I love the weather in Kenya. Apart from occasional lapses the pattern of sunshine and rain is usually fairly predictable. I don't know why the United Kingdom can't follow the Kenya weather norm. During the day the sun shines. In the evening and during the night it rains. What a fantastic arrangement. Having prayed for rain yesterday it arrived on cue this evening - nice and gentle but as as I type (9.15 p.m.) it's kept up for about an hour and a bit and is just getting a little heavier. (Actually quite a lot heavier!).

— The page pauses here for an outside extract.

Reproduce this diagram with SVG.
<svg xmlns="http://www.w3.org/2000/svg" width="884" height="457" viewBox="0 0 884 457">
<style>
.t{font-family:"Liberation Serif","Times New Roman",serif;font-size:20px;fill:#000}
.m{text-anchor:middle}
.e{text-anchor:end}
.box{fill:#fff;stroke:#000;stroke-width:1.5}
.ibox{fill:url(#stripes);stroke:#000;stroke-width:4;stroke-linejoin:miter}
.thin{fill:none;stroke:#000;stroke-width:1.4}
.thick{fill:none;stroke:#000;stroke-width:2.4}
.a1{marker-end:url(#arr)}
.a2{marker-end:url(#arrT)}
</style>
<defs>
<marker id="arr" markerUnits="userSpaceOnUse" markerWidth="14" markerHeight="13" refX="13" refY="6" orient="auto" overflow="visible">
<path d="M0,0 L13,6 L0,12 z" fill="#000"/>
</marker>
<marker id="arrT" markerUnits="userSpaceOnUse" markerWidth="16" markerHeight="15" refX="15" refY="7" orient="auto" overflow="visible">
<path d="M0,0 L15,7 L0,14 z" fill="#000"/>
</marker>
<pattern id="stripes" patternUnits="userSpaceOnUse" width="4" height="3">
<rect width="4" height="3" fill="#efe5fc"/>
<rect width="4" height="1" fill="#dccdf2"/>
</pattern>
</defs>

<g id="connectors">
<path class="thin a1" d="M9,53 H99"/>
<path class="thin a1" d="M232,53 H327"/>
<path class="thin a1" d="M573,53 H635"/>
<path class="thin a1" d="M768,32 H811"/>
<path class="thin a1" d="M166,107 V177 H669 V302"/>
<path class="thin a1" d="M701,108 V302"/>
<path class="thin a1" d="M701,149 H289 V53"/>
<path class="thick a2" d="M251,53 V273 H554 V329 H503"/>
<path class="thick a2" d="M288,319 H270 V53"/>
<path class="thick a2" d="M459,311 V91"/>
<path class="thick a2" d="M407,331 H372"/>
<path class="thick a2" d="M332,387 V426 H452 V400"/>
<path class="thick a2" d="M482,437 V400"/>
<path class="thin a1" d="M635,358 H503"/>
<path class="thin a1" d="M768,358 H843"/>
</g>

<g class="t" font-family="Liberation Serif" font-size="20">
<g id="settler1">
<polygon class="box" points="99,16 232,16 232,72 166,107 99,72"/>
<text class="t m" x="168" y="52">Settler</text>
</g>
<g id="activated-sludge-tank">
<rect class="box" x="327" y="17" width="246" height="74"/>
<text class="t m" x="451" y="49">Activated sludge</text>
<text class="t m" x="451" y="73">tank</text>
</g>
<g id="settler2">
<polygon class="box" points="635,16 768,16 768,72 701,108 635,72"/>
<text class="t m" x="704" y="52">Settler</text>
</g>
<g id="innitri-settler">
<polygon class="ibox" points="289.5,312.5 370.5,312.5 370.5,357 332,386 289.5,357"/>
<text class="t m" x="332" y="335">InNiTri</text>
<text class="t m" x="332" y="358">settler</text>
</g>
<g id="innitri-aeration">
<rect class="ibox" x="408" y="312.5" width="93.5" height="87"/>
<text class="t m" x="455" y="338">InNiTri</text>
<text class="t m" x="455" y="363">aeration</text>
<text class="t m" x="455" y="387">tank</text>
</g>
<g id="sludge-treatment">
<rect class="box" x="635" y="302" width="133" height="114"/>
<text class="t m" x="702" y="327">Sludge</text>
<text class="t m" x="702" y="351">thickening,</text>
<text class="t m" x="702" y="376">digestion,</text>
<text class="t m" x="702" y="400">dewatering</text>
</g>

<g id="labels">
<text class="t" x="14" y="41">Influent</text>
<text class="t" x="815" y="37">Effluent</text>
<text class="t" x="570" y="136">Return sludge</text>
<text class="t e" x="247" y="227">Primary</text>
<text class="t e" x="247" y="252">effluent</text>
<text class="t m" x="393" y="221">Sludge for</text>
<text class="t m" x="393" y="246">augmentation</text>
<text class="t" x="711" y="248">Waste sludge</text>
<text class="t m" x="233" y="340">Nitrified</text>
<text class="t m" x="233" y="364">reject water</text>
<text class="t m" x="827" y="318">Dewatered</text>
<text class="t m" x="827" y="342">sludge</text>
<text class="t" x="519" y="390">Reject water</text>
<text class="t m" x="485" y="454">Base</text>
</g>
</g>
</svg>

This is a good thing. Having got the buckets out for watering yesterday we decided to water the other half of the field the same way this afternoon. As we are well into the science of farming, (as well as the philosophy that you can't manage what you don't measure), Duncan, our farm manager and I decided we would tally up the number of 10 litre buckefuls that got poured on the farm today. Came to a total of 138 so we poured out 1380 litres of water. As the rain is definitely picking up a bit now we should get some of it replaced tonight. The rain is also very good news for our neighbours who have ploughed and planted and will now be well into the "will it won't it?" dilemma of Kenyan rainfall and their families' survival after the next harvest.

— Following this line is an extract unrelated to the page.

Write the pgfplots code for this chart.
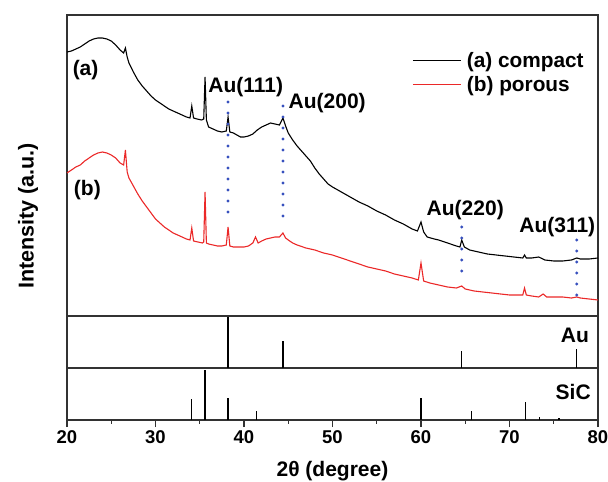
\documentclass[border=0pt]{standalone}
\usepackage{fontspec}
\setmainfont{Liberation Sans}
\usepackage{pgfplots}
\pgfplotsset{compat=1.18}
\usepackage{pgfplotstable}
\definecolor{axgray}{RGB}{50,50,50}
\definecolor{xrdred}{RGB}{235,40,40}
\definecolor{dotblue}{RGB}{55,80,190}

\pgfplotstableread{
tt I
20.0 264
20.5 265
21.0 267
21.5 269
22.0 272
22.5 275
23.0 277
23.5 278
24.0 278
24.5 277
25.0 275
25.5 271
26.0 266
26.4 263
26.6 268
26.8 259
27.0 253
27.5 244
28.0 236
28.5 230
29.0 225
29.5 220
30.0 216
30.5 213
31.0 210
31.5 207
32.0 205
32.5 203
33.0 201
33.5 199
33.9 198
34.1 210
34.3 198
34.7 197
35.2 196
35.45 197
35.6 239
35.75 196
36.0 189
36.5 187
37.0 185
37.5 184
38.0 185
38.2 199
38.4 184
38.8 183
39.2 181
39.6 179
40.0 179
40.5 180
41.0 182
41.5 186
42.0 189
42.5 191
43.0 193
43.5 192
44.0 191
44.4 198
44.7 190
45.0 183
45.5 176
46.0 170
46.5 165
47.0 160
47.5 155
48.0 148
48.5 142
49.0 137
49.5 132
50.0 129
51.0 124
52.0 119
53.0 114
54.0 110
55.0 105
56.0 101
57.0 96
58.0 92
59.0 87
59.6 85
60.0 94
60.3 84
60.7 79
61.5 77
62.0 76
63.0 73
64.0 70
64.4 69
64.6 76
64.9 69
65.5 66
66.5 64
67.5 62
68.5 61
69.5 60
70.5 59
71.5 58
71.7 61
71.9 58
72.5 58
73.3 59
74.0 56
75.0 55
76.0 55
77.0 56
77.6 58
78.0 57
79.0 57
80.0 58
}\compact

\pgfplotstableread{
tt I
20.0 143
20.5 146
21.0 149
21.5 151
22.0 155
22.5 158
23.0 161
23.5 163
24.0 164
24.5 163
25.0 161
25.5 158
26.0 153
26.4 151
26.6 166
26.8 144
27.0 138
27.5 130
28.0 122
28.5 115
29.0 109
29.5 103
30.0 97
30.5 93
31.0 89
31.5 86
32.0 83
32.5 81
33.0 79
33.5 77
33.9 76
34.1 88
34.3 75
34.8 74
35.3 73
35.45 74
35.6 124
35.75 73
36.0 72
36.5 71
37.0 70
37.5 70
38.0 71
38.2 89
38.4 70
38.8 69
39.5 69
40.0 69
40.5 70
41.0 73
41.3 79
41.6 73
42.0 75
42.5 77
43.0 78
43.5 79
44.0 79
44.4 83
44.7 78
45.0 76
45.5 73
46.0 71
47.0 68
48.0 66
49.0 63
50.0 61
51.0 58
52.0 55
53.0 52
54.0 49
55.0 47
56.0 45
57.0 42
58.0 40
59.0 38
59.7 36
60.0 53
60.3 35
61.0 33
62.0 31
63.0 29
64.0 28
64.6 30
65.0 27
66.0 25
67.0 24
68.0 23
69.0 22
70.0 21
71.0 21
71.5 21
71.7 28
71.9 21
72.5 20
73.3 19
73.8 22
74.2 19
75.0 19
76.0 19
77.0 18
77.6 19
78.0 18
79.0 17
80.0 16
}\porous

\begin{document}
\begin{tikzpicture}
\useasboundingbox (-67pt,-62pt) rectangle (541pt,420pt);
\pgfplotsset{
  panel/.style={scale only axis, width=531pt, xmin=20, xmax=80,
    axis line style={axgray, line width=1.3pt}, clip=false,
    ytick=\empty, anchor=south west},
}
% SiC panel
\begin{axis}[panel, at={(0pt,0pt)}, height=52pt, ymin=0, ymax=52,
  xtick={20,30,...,80}, minor xtick={25,35,...,75},
  tick align=outside, xtick pos=left,
  major tick length=7pt, minor tick length=3.5pt,
  tick style={axgray, line width=1.2pt},
  /pgf/number format/assume math mode=true,
  xticklabel style={font=\bfseries\fontsize{18.5}{18.5}\selectfont},
  xlabel={2θ (degree)},
  xlabel style={font=\bfseries\fontsize{21}{21}\selectfont, at={(axis description cs:0.5,0)}, anchor=center, yshift=-51pt},
]
\addplot[ycomb, black, line width=1.2pt] coordinates {
(34.1,21) (35.6,50) (38.2,21.5) (41.4,9) (60.0,22) (65.7,9) (71.8,18) (73.4,3) (75.6,2.3)};
\node[anchor=east, inner sep=0pt, font=\bfseries\fontsize{21}{21}\selectfont] at (axis cs:79.2,28.5) {SiC};
\end{axis}
% Au panel
\begin{axis}[panel, at={(0pt,52pt)}, height=52pt, ymin=0, ymax=52, xtick=\empty]
\addplot[ycomb, black, line width=1.2pt] coordinates {
(38.2,51) (44.4,26.5) (64.6,17) (77.6,19)};
\node[anchor=east, inner sep=0pt, font=\bfseries\fontsize{21}{21}\selectfont] at (axis cs:79.0,33) {Au};
\end{axis}
% main panel
\begin{axis}[panel, at={(0pt,104pt)}, height=301pt, ymin=0, ymax=301, xtick=\empty,
  ylabel={Intensity (a.u.)},
  ylabel style={font=\bfseries\fontsize{21.5}{21.5}\selectfont, at={(axis description cs:-0.0734,0.332)}, anchor=center},
  legend cell align=left,
  legend style={draw=none, fill=none, inner sep=0pt, at={(0.650,0.809)}, anchor=west,
    font=\bfseries\fontsize{20.8}{20.8}\selectfont, nodes={inner sep=1.5pt}, row sep=4pt,
    /tikz/every odd column/.style={column sep=4pt}},
  legend image code/.code={\draw[#1] (0pt,0pt) -- (48pt,0pt);},
]
\addplot[black, line width=1.1pt] table[x=tt, y=I] {\compact};
\addlegendentry{(a) compact}
\addplot[xrdred, line width=1.1pt] table[x=tt, y=I] {\porous};
\addlegendentry{(b) porous}
\pgfplotsset{dots/.style={dotblue, line width=3.2pt, line cap=round, dash pattern=on 0pt off 11pt, forget plot}}
\addplot[dots] coordinates {(38.2,214) (38.2,94)};
\addplot[dots] coordinates {(44.4,210) (44.4,91)};
\addplot[dots] coordinates {(64.6,89) (64.6,34)};
\addplot[dots] coordinates {(77.6,76) (77.6,20)};
\begin{scope}[font=\bfseries\fontsize{21}{21}\selectfont]
\node at (axis cs:40.2,229) {Au(111)};
\node at (axis cs:49.4,213) {Au(200)};
\node at (axis cs:65.0,106) {Au(220)};
\node at (axis cs:75.4,89) {Au(311)};
\node at (axis cs:22.1,246) {(a)};
\node at (axis cs:22.3,126) {(b)};
\end{scope}
\end{axis}
\end{tikzpicture}
\end{document}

We are looking forward to taking a small team to a workshop about self sufficient schools. This will be held in Kisumu, (3rd biggest city in Kenya about and hour and a half drive away), on Monday 17th October. Hosted by the aptly named Teach a Man to Fish organisation, (http://www.teachamantofish.org.uk/) we are hoping it will help us to make the most of our farming efforts in generating income as well as food.
The zonal exams that I wrote about yesterday caused some minor chaos this morning as classrooms were re-arranged and classes moved to accomodate the exam rules for candidates. A teacher from a school up the road came to invigilate for our oldest class, (Standard 8) who are "candidates" now - (they are taking their primary school leaving exam - The Kenya Certificate of Primary Education or KCPE in November). I hadn't realised that the invigilator marks the papers immediately after they have been taken. It seems to have been a tough maths paper - (our pupils' mean score is 58%). The kids are coping with the exams very well and working very hard - all credit to them.